Home > Comics, Reviews > Comic Review: Batman #33 gives the Dark Knight a glorious birthday present

Comic Review: Batman #33 gives the Dark Knight a glorious birthday present

Batman #33 Gordon Bat Signal
Batman #33 is so much more than a Riddler romp.

The purple-and-green puzzler may be the final baddie of Scott Snyder and Greg Capullo’s brilliant Zero Year arc, but he’s really just the spark that lets the true stars – Bruce, Alfred, and most importantly, Gotham City – shine through.

And so it’s fitting that Snyder gives us the ultimate Batman-Riddler showdown right off the top, delivering on the disco ball death trap we left off with at the end of Batman #32. Snyder writes some strong riddles (and/or borrows them), but he and Capullo take the scene beyond a simple Q&A. You can feel Batman’s impatience as he tries to beat Riddler and get the city on line before military jets destroy it. Above ground, Jim Gordon and Lucius Fox confront the jet problem more directly, doing their best to divert the incoming fighters by creating a certain “signal” to keep them at bay.

But back to Bats. He wins, of course – this is comics – but Snyder’s got more to say than “Batman wins.” Batman has to shock himself to restart a heart monitor attached to the city power grid, and that fixes everything. But Snyder and Capullo slip some odd hospital scenes in between that shock sequence, and those seemingly insignificant flashes become what the story is really all about.

That does it for the traditional Bat-tale. The bad guy has been defeated, order is restored, and we can all go home, right?

Not quite, and that’s why this comic is great.

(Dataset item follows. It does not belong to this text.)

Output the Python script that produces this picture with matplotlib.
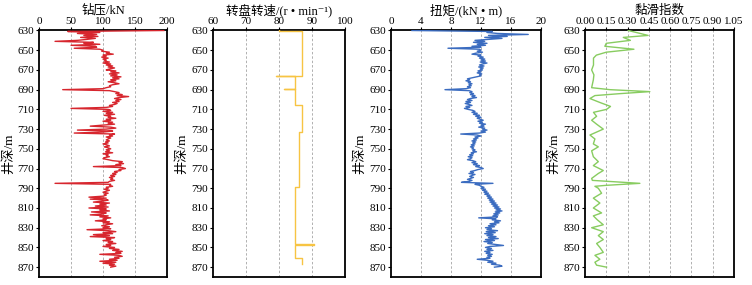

Snyder saves a good chunk of the comic to reflect and bring all his character storylines to a close in a series of deft, heartrending scenes that could only work with Greg Capullo working the pencil.

First, Bruce buys Jim Gordon a new coat, delivering on one of the subtle symbols Snyder established just a few issues into Zero Year.

Then, Snyder pulls the rug out from under us, revealing that Bruce tried to use electroshock therapy to “reboot” his personality and become someone else. We see flashes of the scene all through the Riddler fight, but they don’t make sense until the end, when Bruce reveals it to Alfred.

But that deft turn doesn’t just mean something for Bruce, because Alfred – clinging to his paternal feelings for Bruce – has one of Bruce’s old girlfriends waiting in the wings. It’d almost be adorable if it wasn’t so sad, and Capullo makes it all the sadder. He draws a happy yet heartbreaking montage of Bruce’s life from this point forward – candlelight dinners, marriage, kids, a happy visit to the movies – only to yank it away. Because Bruce is set on his path now, and the last few pages of this comic are about Alfred coming to terms with that. He’s kissing that happy life for his pseudo-son goodbye, and learning to accept what must be.

“I’m so sorry, miss,” he tells the girl. “But I’m afraid he’s been spoken for.”

And Capullo ends it with a full-page shot of Batman swinging out into the city.